The bottom line is that dangling incentives in front of children is a way of doing things to them. It’s a form of sugar-coated control. In the long run people react badly to being controlled, even if they like the goody itself. In fact, the bigger or more desirable the reward, the more damage it tends to do, according to the research.
But in the case of initiatives like Fryer’s, the news is even worse. To this point I’ve just been addressing the method: How do we get kids to do something? My contention is that, apart from the inherently objectionable nature of carrot-and-stick control, rewards are ineffective at best (for producing anything beyond temporary compliance) and harmful at worst – even if the goal is laudable. But in these programs, the goal isn’t to help students love learning or think more deeply. The goal is just to raise scores on bad tests to make the adults look good. Standardized exams, as I and others have explained elsewhere, measure what matters least. We even have studies that demonstrate a statistically significant negative correlation between deep thinking, on the one hand, and results on a range of standardized tests, on the other. So what you’ve got with these cash-for-scores programs is a flawed means married to a terrible objective – the worst of both worlds.
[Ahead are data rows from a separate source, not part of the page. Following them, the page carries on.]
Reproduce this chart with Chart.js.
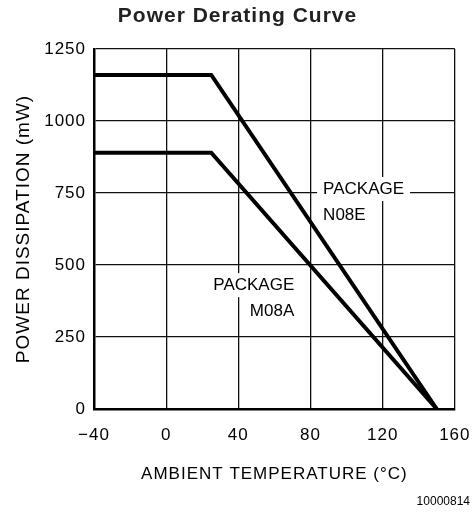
<!DOCTYPE html>
<html lang="en">
<head>
<meta charset="UTF-8" />
<title>Power Derating Curve</title>
<script src="https://cdn.jsdelivr.net/npm/chart.js"></script>
<style>
  html, body { margin: 0; padding: 0; background: #fff; }
  #chart { display: block; }
</style>
</head>
<body>
<canvas id="chart" width="475" height="513"></canvas>
<script>
// ambient temperature breakpoints (°C)
const temps = [-40, 25, 150];
// power dissipation (mW) per package
const n08e = [1160, 1160, 0];
const m08a = [890, 890, 0];

const xTicks = [-40, 0, 40, 80, 120, 160];
const yTicks = [0, 250, 500, 750, 1000, 1250];

// label anchors in data units
const labels = [
  { lines: ["PACKAGE", "N08E"], x: 87, y: 764, align: "left" },
  { lines: ["PACKAGE", "M08A"], x: 71, y: 430, align: "right" },
];

const FONT = "'Liberation Sans', Arial, sans-serif";

const toPoints = (ys) => temps.map((t, i) => ({ x: t, y: ys[i] }));

const labelPlugin = {
  id: "pkgLabels",
  beforeDraw(chart) {
    // the original lettering is a bit spaced out
    chart.ctx.letterSpacing = "1px";
  },
  beforeDatasetsDraw(chart) {
    const { ctx, scales } = chart;
    ctx.save();
    ctx.letterSpacing = "0px";
    ctx.font = "17px " + FONT;
    ctx.textBaseline = "middle";
    labels.forEach((l) => {
      const px = scales.x.getPixelForValue(l.x);
      const py = scales.y.getPixelForValue(l.y);
      const w = ctx.measureText(l.lines[0]).width;
      const left = l.align === "left" ? px : px - w;
      ctx.fillStyle = "#fff";
      ctx.fillRect(left - 6, py - 12, w + 12, 24);
      ctx.fillStyle = "#000";
      ctx.textAlign = l.align;
      ctx.fillText(l.lines[0], px, py);
      ctx.fillText(l.lines[1], px, py + 26);
    });
    ctx.restore();
  },
  afterDraw(chart) {
    const { ctx } = chart;
    ctx.save();
    ctx.letterSpacing = "0px";
    ctx.font = "12px " + FONT;
    ctx.fillStyle = "#000";
    ctx.textAlign = "right";
    ctx.textBaseline = "middle";
    ctx.fillText("10000814", 470, 502);
    ctx.restore();
  },
};

const tickText = (v) => String(v).replace("-", "\u2212");

new Chart(document.getElementById("chart"), {
  type: "line",
  data: {
    datasets: [
      { label: "N08E", data: toPoints(n08e) },
      { label: "M08A", data: toPoints(m08a) },
    ],
  },
  options: {
    responsive: false,
    animation: false,
    events: [],
    layout: { padding: { top: 0, left: 0, right: 0, bottom: 15 } },
    elements: {
      line: { borderColor: "#000", borderWidth: 4, tension: 0, borderCapStyle: "butt" },
      point: { radius: 0 },
    },
    plugins: {
      legend: { display: false },
      tooltip: { enabled: false },
      title: {
        display: true,
        text: "Power Derating Curve",
        color: "#222",
        font: { family: FONT, size: 21, weight: "bold" },
        padding: { top: 4, bottom: 19.8 },
      },
    },
    scales: {
      x: {
        type: "linear",
        min: -40,
        max: 160,
        afterBuildTicks: (s) => { s.ticks = xTicks.map((v) => ({ value: v })); },
        afterFit: (s) => { s.height = 89; },
        grid: { color: "#111", lineWidth: 1.3, drawTicks: false },
        border: { color: "#000", width: 2.5 },
        ticks: {
          color: "#000",
          font: { family: FONT, size: 17, lineHeight: 2.35 },
          padding: 6,
          callback: tickText,
        },
        title: {
          display: true,
          text: "AMBIENT TEMPERATURE (°C)",
          color: "#000",
          font: { family: FONT, size: 17 },
          padding: { top: 0, bottom: 13 },
        },
      },
      y: {
        type: "linear",
        min: 0,
        max: 1250,
        afterBuildTicks: (s) => { s.ticks = yTicks.map((v) => ({ value: v })); },
        afterFit: (s) => { s.width = 94; },
        grid: { color: "#111", lineWidth: 1.3, drawTicks: false },
        border: { color: "#000", width: 2.5 },
        ticks: { color: "#000", font: { family: FONT, size: 17 }, padding: 8, callback: tickText },
        title: {
          display: true,
          text: "POWER DISSIPATION (mW)",
          color: "#000",
          font: { family: FONT, size: 19 },
          padding: { top: 12, bottom: 0 },
        },
      },
    },
  },
  plugins: [labelPlugin],
});
</script>
</body>
</html>
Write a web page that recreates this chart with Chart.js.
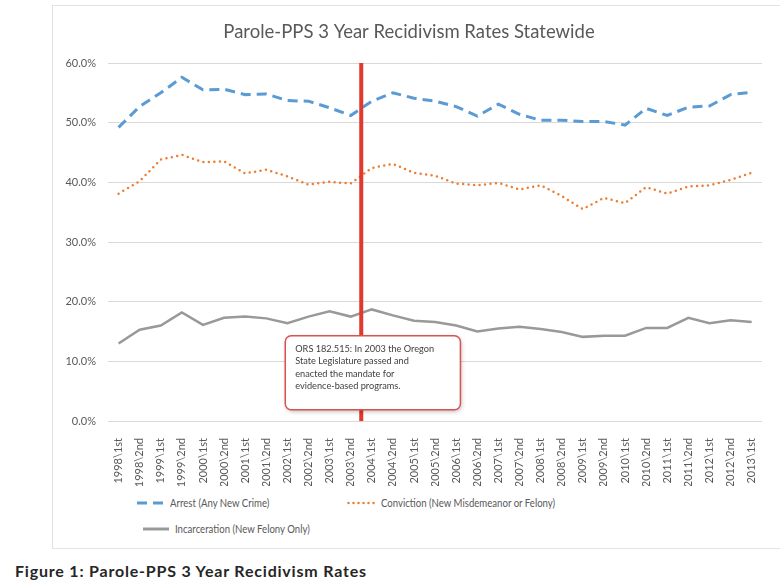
<!DOCTYPE html>
<html lang="en">
<head>
<meta charset="UTF-8">
<title>Parole-PPS 3 Year Recidivism Rates</title>
<script src="https://cdn.jsdelivr.net/npm/chart.js"></script>
<style>
    body {
        margin: 0;
        background: #fff;
        font-family: Lato, "Open Sans", sans-serif;
        overflow: hidden;
    }
    #frame {
        position: absolute;
        left: 52px;
        top: 5px;
        width: 740px;
        height: 544px;
        border: 1px solid #e2e2e2;
        box-sizing: border-box;
    }
    #chartBox {
        position: absolute;
        left: 0;
        top: 0;
        width: 721px;
        height: 480px;
    }
    .legend-item {
        position: absolute;
        font-size: 12px;
        color: #595959;
        white-space: nowrap;
        line-height: 14px;
    }
    .legend-item svg {
        vertical-align: middle;
        margin-right: 6px;
        position: relative;
        top: -1px;
    }
    .legend-item span {
        display: inline-block;
        transform: scaleX(0.8);
        transform-origin: left center;
    }
    #caption {
        position: absolute;
        left: 15px;
        top: 561px;
        font-size: 16px;
        font-weight: bold;
        letter-spacing: 0.8px;
        color: #262626;
        white-space: nowrap;
    }
</style>
</head>
<body>
<div id="frame">
    <div id="chartBox"><canvas id="lineChart"></canvas></div>
    <div class="legend-item" style="left:84px; top:490px;">
        <svg width="27" height="6"><line x1="0" y1="3" x2="27" y2="3" stroke="#5b9bd5" stroke-width="3" stroke-dasharray="10,6"/></svg><span>Arrest (Any New Crime)</span></div>
    <div class="legend-item" style="left:294px; top:490px;">
        <svg width="28" height="6"><line x1="1.5" y1="3" x2="28" y2="3" stroke="#ed7d31" stroke-width="2.5" stroke-linecap="round" stroke-dasharray="0,5"/></svg><span>Conviction (New Misdemeanor or Felony)</span></div>
    <div class="legend-item" style="left:90px; top:516px;">
        <svg width="26" height="6"><line x1="0" y1="3" x2="26" y2="3" stroke="#999999" stroke-width="3"/></svg><span>Incarceration (New Felony Only)</span></div>
</div>
<div id="caption">Figure 1: Parole-PPS 3 Year Recidivism Rates</div>

<script type="text/javascript">
    const periods = ['1998\\1st', '1998\\2nd', '1999\\1st', '1999\\2nd', '2000\\1st', '2000\\2nd', '2001\\1st', '2001\\2nd',
        '2002\\1st', '2002\\2nd', '2003\\1st', '2003\\2nd', '2004\\1st', '2004\\2nd', '2005\\1st', '2005\\2nd',
        '2006\\1st', '2006\\2nd', '2007\\1st', '2007\\2nd', '2008\\1st', '2008\\2nd', '2009\\1st', '2009\\2nd',
        '2010\\1st', '2010\\2nd', '2011\\1st', '2011\\2nd', '2012\\1st', '2012\\2nd', '2013\\1st'];

    // rates in percent
    const arrest = [49.2, 52.7, 55.0, 57.6, 55.5, 55.6, 54.7, 54.8, 53.7, 53.6, 52.5, 51.2, 53.6, 55.0, 54.1, 53.6,
        52.7, 51.1, 53.1, 51.4, 50.4, 50.4, 50.2, 50.2, 49.6, 52.4, 51.2, 52.6, 52.8, 54.7, 55.1];
    const conviction = [38.1, 40.2, 43.8, 44.6, 43.4, 43.5, 41.5, 42.1, 41.0, 39.6, 40.1, 39.8, 42.4, 43.1, 41.6, 41.1,
        39.8, 39.5, 39.9, 38.8, 39.5, 37.7, 35.5, 37.4, 36.5, 39.2, 38.1, 39.3, 39.5, 40.4, 41.6];
    const incarceration = [13.0, 15.3, 16.0, 18.2, 16.1, 17.3, 17.5, 17.2, 16.4, 17.5, 18.4, 17.5, 18.7, 17.7, 16.8, 16.6,
        16.0, 15.0, 15.5, 15.8, 15.4, 14.9, 14.1, 14.3, 14.3, 15.6, 15.6, 17.3, 16.4, 16.9, 16.6];

    const yTicks = [0, 10, 20, 30, 40, 50, 60];

    // ORS 182.515 marker sits between 2003\2nd and 2004\1st
    const policyIndex = 11.5;
    const noteLines = ['ORS 182.515: In 2003 the Oregon', 'State Legislature passed and',
        'enacted the mandate for', 'evidence-based programs.'];
    const noteBox = { fromIndex: 7.9, toIndex: 16.2, top: 14.3, bottom: 1.9 };

    Chart.defaults.font.family = 'Lato, "Open Sans", sans-serif';
    Chart.defaults.color = '#595959';

    const policyMarker = {
        id: 'policyMarker',
        afterDatasetsDraw(chart) {
            const ctx = chart.ctx;
            const x = chart.scales.x;
            const y = chart.scales.y;
            const px = x.getPixelForValue(policyIndex);

            ctx.save();
            // red vertical line
            ctx.strokeStyle = '#e0392e';
            ctx.lineWidth = 4;
            ctx.beginPath();
            ctx.moveTo(px, y.getPixelForValue(yTicks[yTicks.length - 1]));
            ctx.lineTo(px, y.getPixelForValue(0));
            ctx.stroke();

            // callout box
            const left = x.getPixelForValue(noteBox.fromIndex);
            const right = x.getPixelForValue(noteBox.toIndex);
            const top = y.getPixelForValue(noteBox.top);
            const bottom = y.getPixelForValue(noteBox.bottom);
            ctx.shadowColor = 'rgba(0,0,0,0.25)';
            ctx.shadowBlur = 4;
            ctx.shadowOffsetX = 1;
            ctx.shadowOffsetY = 2;
            ctx.beginPath();
            ctx.roundRect(left, top, right - left, bottom - top, 6);
            ctx.fillStyle = '#ffffff';
            ctx.fill();
            ctx.shadowColor = 'transparent';
            ctx.strokeStyle = '#d9534f';
            ctx.lineWidth = 1.5;
            ctx.stroke();

            ctx.fillStyle = '#404040';
            ctx.font = '9.2px Lato, "Open Sans", sans-serif';
            ctx.textBaseline = 'middle';
            noteLines.forEach((line, i) => {
                ctx.fillText(line, left + 10, top + 13 + i * 12.5);
            });
            ctx.restore();
        }
    };

    const ctx = document.getElementById('lineChart').getContext('2d');
    new Chart(ctx, {
        type: 'line',
        data: {
            labels: periods,
            datasets: [{
                label: 'Arrest (Any New Crime)',
                data: arrest,
                borderColor: '#5b9bd5',
                borderWidth: 3,
                borderDash: [10, 6],
                pointRadius: 0
            }, {
                label: 'Conviction (New Misdemeanor or Felony)',
                data: conviction,
                borderColor: '#ed7d31',
                borderWidth: 2.5,
                borderDash: [0, 5.5],
                borderCapStyle: 'round',
                pointRadius: 0
            }, {
                label: 'Incarceration (New Felony Only)',
                data: incarceration,
                borderColor: '#999999',
                borderWidth: 2.5,
                pointRadius: 0
            }]
        },
        options: {
            responsive: true,
            maintainAspectRatio: false,
            animation: false,
            layout: { padding: { left: 0, right: 9, top: 0, bottom: 0 } },
            plugins: {
                legend: { display: false },
                tooltip: { enabled: false },
                title: {
                    display: true,
                    text: 'Parole-PPS 3 Year Recidivism Rates Statewide',
                    color: '#595959',
                    font: { size: 18.5, weight: 'normal' },
                    padding: { top: 15, bottom: 19.8 }
                }
            },
            scales: {
                x: {
                    offset: true,
                    grid: { display: false },
                    border: { display: false },
                    ticks: {
                        autoSkip: false,
                        minRotation: 90,
                        maxRotation: 90,
                        padding: 9,
                        font: { size: 11 },
                        color: '#595959'
                    },
                    afterFit(scale) { scale.height = 65; }
                },
                y: {
                    min: 0,
                    max: 60,
                    grid: { color: '#d9d9d9', drawTicks: false },
                    border: { display: false },
                    ticks: {
                        stepSize: 10,
                        padding: 12,
                        font: { size: 11 },
                        color: '#595959',
                        callback: v => v.toFixed(1) + '%'
                    },
                    afterFit(scale) { scale.width = 55; }
                }
            }
        },
        plugins: [policyMarker]
    });
</script>
</body>
</html>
One reason adults are so fond of reward programs is that they’re spared from having to ask why kids have to be bribed in the first place. What would it take to create a school where kids want to show up? How can we nourish kids’ natural curiosity and desire to learn? What does it say about homework that children dread doing it and rarely find it of value? To answer those questions, to make school meaningful for students, takes time and talent and courage. But you don’t need any of those things to toss kids a goodie when they jump through your hoops. Such programs are powerfully conservative in that they discourage us from changing the status quo.
Finally, four quick responses to arguments offered by proponents:
Q. Shouldn’t we do anything to help kids who are desperately poor and trapped in bad schools?
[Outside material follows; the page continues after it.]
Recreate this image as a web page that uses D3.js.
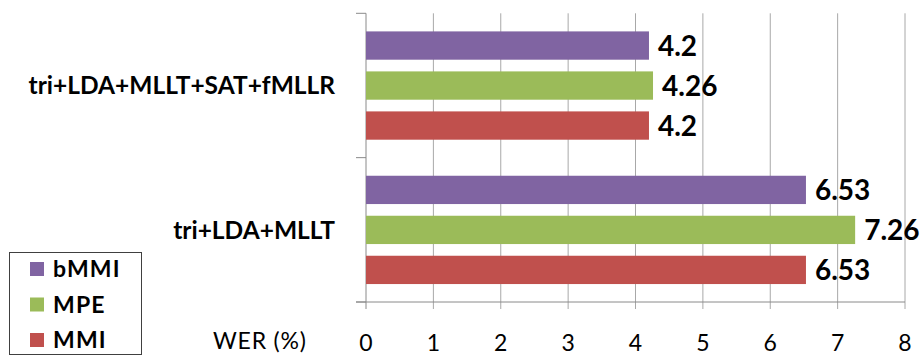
<!DOCTYPE html>
<html><head><meta charset="utf-8">
<script src="https://cdn.jsdelivr.net/npm/d3@7"></script>
<style>html,body{margin:0;padding:0;background:#fff;}svg{display:block;font-family:Lato,"Open Sans",sans-serif;}</style>
</head><body>
<svg id="c" width="920" height="356"></svg>
<script>
const categories = ["tri+LDA+MLLT+SAT+fMLLR", "tri+LDA+MLLT"];
const seriesNames = ["bMMI", "MPE", "MMI"];
const seriesColors = ["#8064A2", "#9BBB59", "#C0504D"];
const bMMI = [4.2, 6.53];
const MPE = [4.26, 7.26];
const MMI = [4.2, 6.53];
const xTicks = [0, 1, 2, 3, 4, 5, 6, 7, 8];
const xTitle = "WER (%)";

(function () {
const values = [bMMI, MPE, MMI];
const svg = d3.select("#c");
const pL = 366, pR = 905, pT = 13.3, pB = 302;

const x = d3.scaleLinear().domain([0, 8]).range([pL, pR]);
const y = d3.scaleBand().domain(categories).range([pT, pB]).paddingInner(0).paddingOuter(0);
const yIn = d3.scaleBand().domain(seriesNames).range([18.1, 126.4]).paddingInner(0.2925).paddingOuter(0);

svg.append("g").selectAll("line").data(xTicks.slice(1)).join("line")
  .attr("x1", d => x(d)).attr("x2", d => x(d))
  .attr("y1", pT).attr("y2", pB + 7)
  .attr("stroke", "#a8a8a8").attr("stroke-width", 1);
svg.append("line").attr("x1", x(0)).attr("x2", x(0)).attr("y1", pB).attr("y2", pB + 7)
  .attr("stroke", "#8a8a8a");

svg.append("line").attr("x1", x(0)).attr("x2", x(0)).attr("y1", pT).attr("y2", pB)
  .attr("stroke", "#8a8a8a");
const bounds = [pT, y(categories[1]), pB];
svg.append("g").selectAll("line").data(bounds).join("line")
  .attr("x1", x(0) - 10).attr("x2", x(0)).attr("y1", d => d).attr("y2", d => d)
  .attr("stroke", "#8a8a8a");
svg.append("line").attr("x1", x(0) - 10).attr("x2", pR).attr("y1", pB).attr("y2", pB)
  .attr("stroke", "#8a8a8a");

const rows = [];
categories.forEach((c, ci) => seriesNames.forEach((s, si) => rows.push({c, s, si, v: values[si][ci]})));
svg.append("g").selectAll("rect").data(rows).join("rect")
  .attr("x", x(0)).attr("y", d => y(d.c) + yIn(d.s))
  .attr("width", d => x(d.v) - x(0)).attr("height", yIn.bandwidth())
  .attr("fill", d => seriesColors[d.si]);

svg.append("g").selectAll("text").data(rows).join("text")
  .attr("x", d => x(d.v) + 9).attr("y", d => y(d.c) + yIn(d.s) + yIn.bandwidth() / 2)
  .attr("dy", "0.36em").attr("font-size", 28).attr("font-weight", "bold").attr("fill", "#000")
  .text(d => d.v);

svg.append("g").selectAll("text").data(categories).join("text")
  .attr("x", 335).attr("y", d => y(d) + y.bandwidth() / 2)
  .attr("dy", "0.36em").attr("text-anchor", "end").attr("font-size", 24.5).attr("font-weight", "bold")
  .text(d => d);

svg.append("g").selectAll("text").data(xTicks).join("text")
  .attr("x", d => x(d)).attr("y", 343).attr("dy", "0.36em").attr("text-anchor", "middle")
  .attr("font-size", 23).text(d => d);
svg.append("text").attr("x", 213).attr("y", 341).attr("dy", "0.36em").attr("font-size", 23)
  .attr("letter-spacing", 0.8).text(xTitle);

const lg = svg.append("g");
lg.append("rect").attr("x", 9.5).attr("y", 252.5).attr("width", 132).attr("height", 102)
  .attr("fill", "#fff").attr("stroke", "#404040").attr("stroke-width", 1);
const ly = d3.scalePoint().domain(seriesNames).range([269, 340]);
lg.selectAll("rect.k").data(seriesNames).join("rect").attr("class", "k")
  .attr("x", 30).attr("y", d => ly(d) - 7).attr("width", 14).attr("height", 14)
  .attr("fill", (d, i) => seriesColors[i]);
lg.selectAll("text").data(seriesNames).join("text")
  .attr("x", 53).attr("y", d => ly(d)).attr("dy", "0.36em").attr("font-size", 23).attr("font-weight", "bold")
  .attr("letter-spacing", 1.2).text(d => d);
})();
</script>
</body></html>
A. We should do what’s likely to help. Bribing students to raise standardized test scores does absolutely nothing to address the real problems – social, economic, or educational. To the extent that it leads kids to see academics as just a tedious prerequisite to snagging some cash, it devalues the very thing we want to help them become excited about – and therefore worsens their plight.
Q. Shouldn’t we wait for evidence and see if these programs work?
A. First, there have been enough studies of similar incentive programs so that it’s pretty clear by now that they don’t work – certainly not in the long run, and certainly not with respect to outcomes that matter. Second, there are many more studies of rewards in general – and an impressive body of theoretical work in the field of motivational psychology -- that provide the context for understanding why such programs can’t work.
Q. Why not use rewards to jump-start kids’ interest, then fade them out so facilitate a transition to interest in the learning itself?
A. If only it were so simple! Unfortunately, as soon as you introduce an extrinsic inducement – a reward as a reason for doing something -- you affect the way students look at learning, at the people offering the reward, and at their own reasons for doing what they do. It then becomes more difficult to promote – or recover – intrinsic motivation than it was to begin with.
Q. Lots of affluent kids get financial rewards from their parents. Why not offer the same to inner-city kids?
A. First, I’ve never seen a speck of data to support this rather dubious claim about the supposed pervasiveness of financial incentives in the suburbs. Second, even if we grant that some rich parents are bribing their kids to bring home high grades or test scores, how is that an argument for doing it to poor kids, too, if it doesn’t make sense for anyone? Third, it’s one thing for individual parents to use these tactics on their children, but something else again for schools and public officials to officially endorse this kind of manipulation.
Also, notice that the most controlling classroom management and school discipline programs – carrots and sticks to enforce obedience – are far more likely to be imposed on low-income kids of color. That’s the real context in which to understand this latest version of “do what we say and we’ll give you a doggie biscuit.” If anything, given the structural and attitudinal obstacles facing poor children, we should be going out of our way to support their autonomy and critical sensibilities, working with them to solve problems. This kind of program does exactly the opposite and amounts to a plan for doing things to them so they’ll do what they’re told.